CDOT estimates the new wildlife crossing will decrease wildlife-vehicle crashes by 90%, in line with the decrease CDOT observed after the Colorado Highway 9 Wildlife Crossing Project between Kremmling and Silverthorne, Schwantes said.

Schwantes added that 60% of all collisions along the 2-mile stretch of U.S. Highway 160 are animal-vehicle.

CPW ranks every tenth of a mile section of highway for animal mortalities. Highway 160 from Cortez to Pagosa Springs has one of the highest rates for mortality on the entire Western Slope of Colorado, Magee said.

Cars wait behind portable light signals that alternate one-lane traffic. Lisa Schwantes, spokeswoman for the Colorado Department of Transportation, said the goal is to have traffic return to normal by the second week of November. (Jerry McBride/Durango Herald)

The hope is that the new corridor will protect both drivers and wildlife.

“All kinds of critters will likely be using this,” Magee said. “They’re not just for elk and deer. They facilitate safe passage for all kinds of critters, big and small.”

Magee was quick to point out that the new overpass and underpass won’t solve all of the problems that elk and other animals face.

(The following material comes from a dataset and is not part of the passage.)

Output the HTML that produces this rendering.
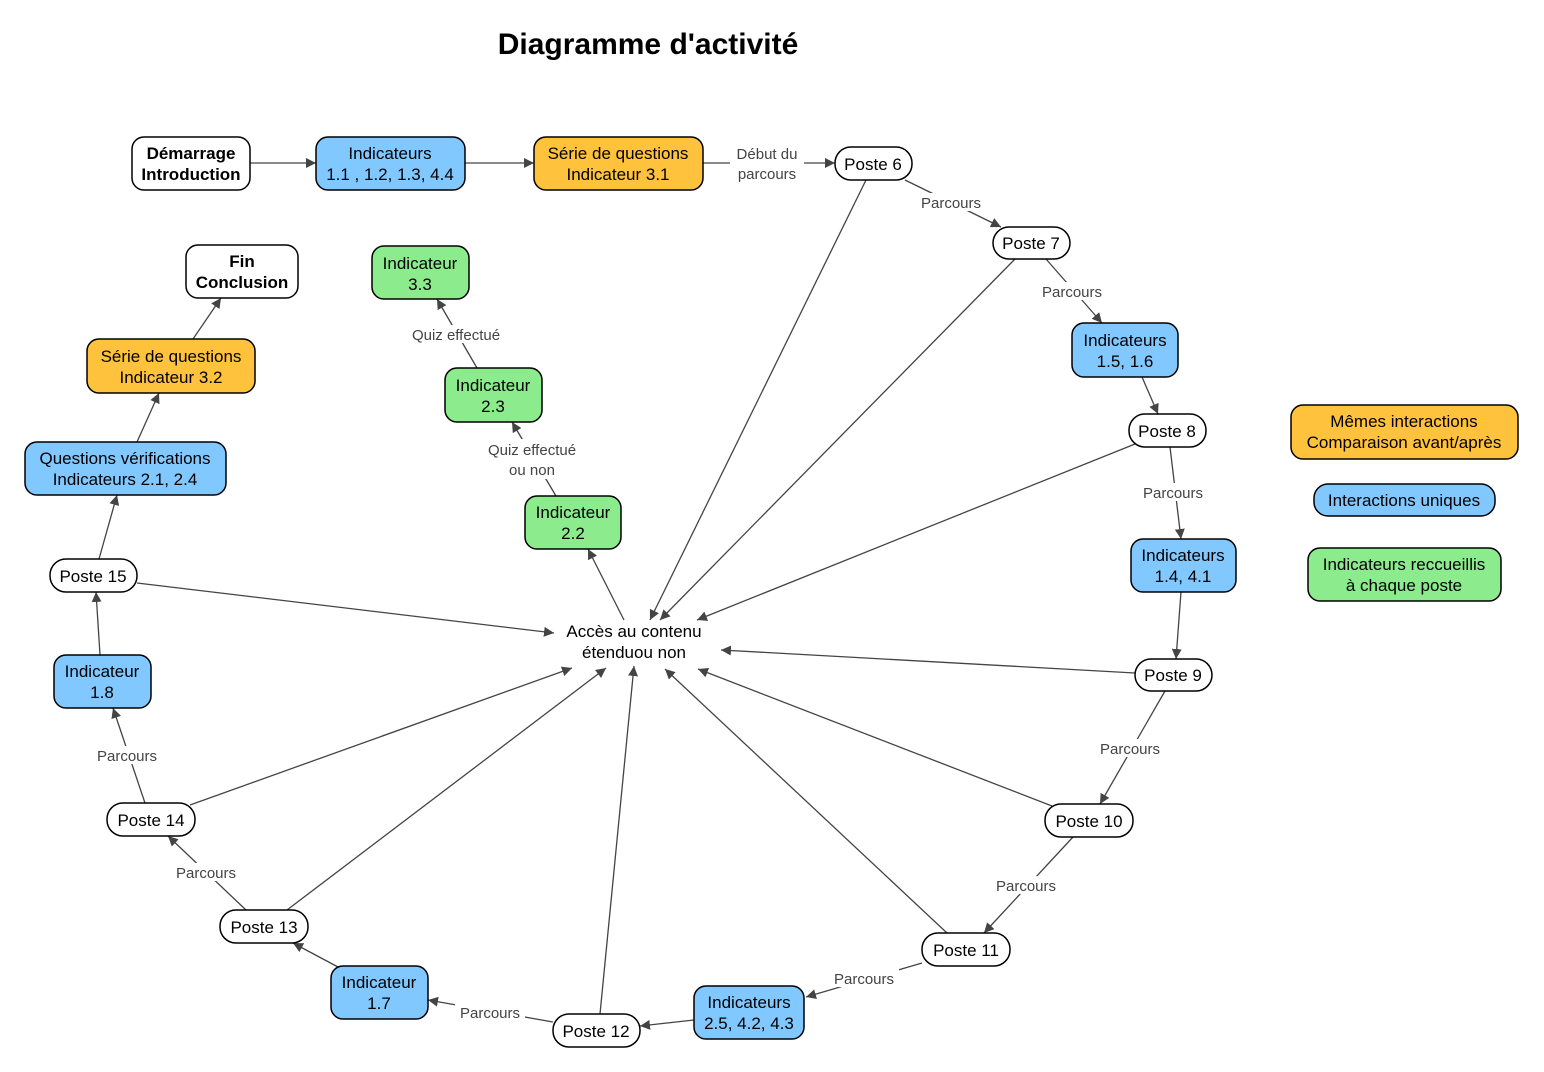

“In terms of this specific migration corridor, this is just one of many along the U.S. Highway 160 corridor,” he said. “It’s not going to be the thing that saves or single-handedly improves the elk population issues and the recruitment issues that we’ve been seeing in the San Juan Basin.

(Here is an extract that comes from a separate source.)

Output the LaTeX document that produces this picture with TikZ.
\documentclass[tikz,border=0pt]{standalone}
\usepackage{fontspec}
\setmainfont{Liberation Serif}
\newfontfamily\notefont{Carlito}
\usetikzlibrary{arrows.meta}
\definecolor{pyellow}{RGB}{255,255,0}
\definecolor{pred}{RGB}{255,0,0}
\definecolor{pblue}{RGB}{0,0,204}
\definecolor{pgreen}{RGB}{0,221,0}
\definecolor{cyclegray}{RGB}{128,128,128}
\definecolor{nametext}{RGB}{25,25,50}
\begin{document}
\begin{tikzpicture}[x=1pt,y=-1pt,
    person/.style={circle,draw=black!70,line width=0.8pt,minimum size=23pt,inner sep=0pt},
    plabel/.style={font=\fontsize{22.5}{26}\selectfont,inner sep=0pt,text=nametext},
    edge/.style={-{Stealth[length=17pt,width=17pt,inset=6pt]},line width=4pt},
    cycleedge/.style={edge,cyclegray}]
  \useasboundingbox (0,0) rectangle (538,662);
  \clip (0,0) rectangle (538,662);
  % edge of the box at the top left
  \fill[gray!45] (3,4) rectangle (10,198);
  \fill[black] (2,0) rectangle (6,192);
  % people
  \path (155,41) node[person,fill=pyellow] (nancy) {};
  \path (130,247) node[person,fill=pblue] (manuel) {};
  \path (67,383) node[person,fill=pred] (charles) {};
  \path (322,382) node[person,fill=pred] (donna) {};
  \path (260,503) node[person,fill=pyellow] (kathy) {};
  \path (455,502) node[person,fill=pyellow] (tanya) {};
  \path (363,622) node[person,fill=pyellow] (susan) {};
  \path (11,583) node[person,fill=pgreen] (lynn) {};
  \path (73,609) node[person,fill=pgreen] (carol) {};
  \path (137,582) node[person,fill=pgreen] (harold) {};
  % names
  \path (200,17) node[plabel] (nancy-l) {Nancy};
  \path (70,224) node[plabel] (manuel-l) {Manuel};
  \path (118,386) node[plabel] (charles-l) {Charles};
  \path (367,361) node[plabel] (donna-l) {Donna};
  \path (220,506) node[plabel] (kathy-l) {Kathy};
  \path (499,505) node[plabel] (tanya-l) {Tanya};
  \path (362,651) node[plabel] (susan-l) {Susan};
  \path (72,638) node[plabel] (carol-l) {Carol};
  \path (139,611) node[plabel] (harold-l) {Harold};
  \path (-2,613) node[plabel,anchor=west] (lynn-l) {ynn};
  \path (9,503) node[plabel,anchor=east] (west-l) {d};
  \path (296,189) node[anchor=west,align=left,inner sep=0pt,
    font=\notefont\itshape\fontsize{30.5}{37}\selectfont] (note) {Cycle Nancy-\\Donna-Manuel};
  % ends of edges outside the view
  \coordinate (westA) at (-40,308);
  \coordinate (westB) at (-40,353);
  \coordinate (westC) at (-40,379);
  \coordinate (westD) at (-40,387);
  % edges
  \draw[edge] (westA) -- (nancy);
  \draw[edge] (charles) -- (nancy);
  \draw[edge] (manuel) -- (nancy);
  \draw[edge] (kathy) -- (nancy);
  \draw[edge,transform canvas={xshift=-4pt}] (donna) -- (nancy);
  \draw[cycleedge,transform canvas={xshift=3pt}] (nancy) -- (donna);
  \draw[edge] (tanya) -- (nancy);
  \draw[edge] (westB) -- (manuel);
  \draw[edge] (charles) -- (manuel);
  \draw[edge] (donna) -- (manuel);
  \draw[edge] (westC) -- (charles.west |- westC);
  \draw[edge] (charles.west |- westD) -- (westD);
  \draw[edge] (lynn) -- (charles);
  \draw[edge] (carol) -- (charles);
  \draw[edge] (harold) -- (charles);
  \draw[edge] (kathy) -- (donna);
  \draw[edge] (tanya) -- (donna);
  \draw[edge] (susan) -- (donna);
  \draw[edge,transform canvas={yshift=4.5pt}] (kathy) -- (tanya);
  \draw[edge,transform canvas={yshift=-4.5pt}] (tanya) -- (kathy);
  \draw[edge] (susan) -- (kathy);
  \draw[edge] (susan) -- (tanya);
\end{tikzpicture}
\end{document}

“The reality is there are dozens and dozens of these structures needed all across the Southwest, and, frankly, tons of them across the state of Colorado,” he said. “We know where they should go. We know what works. We know what doesn’t work. We just need more funding.”

CDOT and CPW are working together to add migration infrastructure to as many road projects as they can. CDOT will incorporate two wildlife underpasses into the nearly $100 million realignment of U.S. Highway 550 south of Durango, Schwantes said.

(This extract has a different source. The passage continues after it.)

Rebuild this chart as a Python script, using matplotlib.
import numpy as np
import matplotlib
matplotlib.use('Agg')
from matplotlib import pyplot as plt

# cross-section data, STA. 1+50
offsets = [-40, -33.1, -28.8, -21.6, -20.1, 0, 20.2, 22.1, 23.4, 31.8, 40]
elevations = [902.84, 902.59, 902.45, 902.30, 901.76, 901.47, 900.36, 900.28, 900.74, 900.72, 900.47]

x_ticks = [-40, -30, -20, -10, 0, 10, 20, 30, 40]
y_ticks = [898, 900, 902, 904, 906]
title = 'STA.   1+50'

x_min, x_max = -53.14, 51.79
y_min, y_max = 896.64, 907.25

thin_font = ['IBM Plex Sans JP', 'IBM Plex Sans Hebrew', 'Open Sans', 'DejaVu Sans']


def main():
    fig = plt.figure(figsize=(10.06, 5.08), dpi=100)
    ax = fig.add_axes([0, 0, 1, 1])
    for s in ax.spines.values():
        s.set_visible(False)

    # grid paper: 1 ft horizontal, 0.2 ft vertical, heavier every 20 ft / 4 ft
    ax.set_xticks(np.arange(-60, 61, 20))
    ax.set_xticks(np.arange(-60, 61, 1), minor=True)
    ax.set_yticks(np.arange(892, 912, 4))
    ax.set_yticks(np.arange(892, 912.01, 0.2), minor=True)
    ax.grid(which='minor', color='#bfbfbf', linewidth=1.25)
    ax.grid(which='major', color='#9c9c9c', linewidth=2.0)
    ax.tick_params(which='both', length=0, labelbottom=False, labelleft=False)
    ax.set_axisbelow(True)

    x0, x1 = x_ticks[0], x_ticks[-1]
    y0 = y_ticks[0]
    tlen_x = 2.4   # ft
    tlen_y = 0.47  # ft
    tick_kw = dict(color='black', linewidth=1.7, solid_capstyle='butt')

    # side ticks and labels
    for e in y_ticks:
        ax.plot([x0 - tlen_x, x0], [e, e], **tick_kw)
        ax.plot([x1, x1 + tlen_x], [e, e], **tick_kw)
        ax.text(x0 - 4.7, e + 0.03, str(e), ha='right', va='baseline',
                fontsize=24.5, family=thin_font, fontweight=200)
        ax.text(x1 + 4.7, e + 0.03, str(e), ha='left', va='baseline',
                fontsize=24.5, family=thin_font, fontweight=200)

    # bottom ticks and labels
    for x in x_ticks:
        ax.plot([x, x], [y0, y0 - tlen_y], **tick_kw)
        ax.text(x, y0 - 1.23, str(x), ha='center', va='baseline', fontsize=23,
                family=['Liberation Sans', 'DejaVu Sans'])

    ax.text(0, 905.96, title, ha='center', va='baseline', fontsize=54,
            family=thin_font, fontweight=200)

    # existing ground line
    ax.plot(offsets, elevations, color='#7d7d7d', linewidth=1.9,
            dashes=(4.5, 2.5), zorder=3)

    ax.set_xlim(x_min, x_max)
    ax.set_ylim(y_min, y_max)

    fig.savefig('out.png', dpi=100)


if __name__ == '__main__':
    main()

There are also plans for a new underpass along Highway 550 north of Ridgway Reservoir. Contractors will bid on the project this winter and start next spring or summer.

“A wildlife overpass can cost as much as $2 million,” Schwantes said. “But when you’re looking at a project that is tens of millions of dollars, then it’s quite a minimal cost to add that type of a feature in for the benefit that it has for the motorists’ safety and the wildlife’s safety.”